The Benenden Healthcare Society estimated that 290,000 working days were lost in the UK each year by smokers leaving the office.
The group said that smoking breaks were a "bone of contention" in workplaces.
Smokers in the North take most breaks, with only 13% going through the day without having a cigarette, said the society which commissioned the study.
This compared to almost a third in the Midlands and a fifth in the South.
Some workers took seven cigarette breaks a day, it added.
'Deeply unpopular'
"Non-smokers feel that smokers get away with avoiding work, and this report will only confirm their suspicions," said Jakki Stubbington of Benenden Healthcare.

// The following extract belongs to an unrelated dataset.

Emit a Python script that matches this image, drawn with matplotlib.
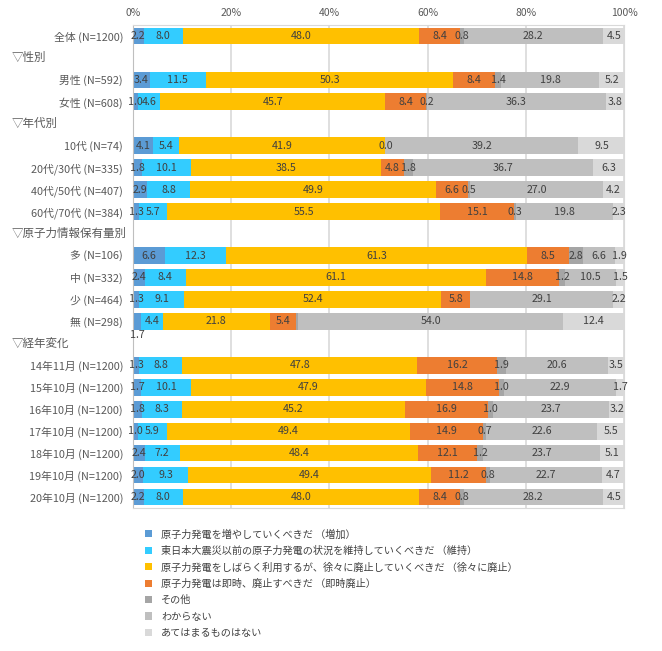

"Cigarette breaks are a positive thing for non-smokers as they minimise the impact of passive smoking in their working environment."
"But if smokers are seen to be taking advantage of the breaks they are allowed, they will become deeply unpopular."
Simon Clark of smokers group Forest said such studies were unscientific and that criticising smokers for taking breaks was "pathetic".
"Most of us no longer work on a conveyor belt and we all work in different ways," he said.
"If someone chooses to have a smoke break rather than make a personal phone call, send a personal email or chat over the water cooler then that really should be up to them."
Workers abusing the system was a sign of weak management, he added.
Mr Clark added that the introduction of the smoking ban in England from 1 July would increase the time away from desks as the abolition of smoking rooms meant many workers would have to go outside to smoke rather than staying within the building.
What are your thoughts?
The idea that non-smokers spend all their time at the desk is nonsense. Non-smokers vanish to have a chat with their mates, go to the canteen for snacks and read the paper in the toilet.
Tedgo, Andover, UK
If smokers are allowed smoking breaks then non-smokers should be allowed to have equivalent breaks. Surely that would be fairer. In the old days we had tea breaks. Why can't they be reinstated then the smokers can go and smoke and those that don't can have a break anyway. As always happens, the silent majority (in this case non-smokers) lose out to the selfish minority
Peter, Billericay, UK
When I used to work in a bar the smokers were always allowed additional breaks. I hated that. Also, why when a smoker asks rhetorically "Do you mind if I smoke?" do I feel obliged to say "That's fine", when I really want to say "Yes, actually. I do mind".
Vicki, UK
As a smoker I completely understand how a non-smoker must feel. I, like most smokers, take a quick break every hour or so, however I ensure that I still work my seven-and-a-half hours by coming in early, having a short lunch and working late. I have worked in places where non-smokers have complained about this and thankfully the management said that if non-smokers needed to go outside in all weather several times a day they were welcome as long as they work their hours. Strangely no one did.
Phil Roberts, Evesham Worcestershire
Smokers have been the target of political and health campaigners for many years. In the workplace I take two breaks of five minutes each every day (weather permitting) but normally average 45 hours a week at work so I have no guilty conscience. However non-smokers are free to chat about the weekend nights out, scandal and other rubbish without having to quantify or justify the time spent doing so. Perhaps a campaign against 'time wasting' at work would be more productive than the continual bashing of smokers.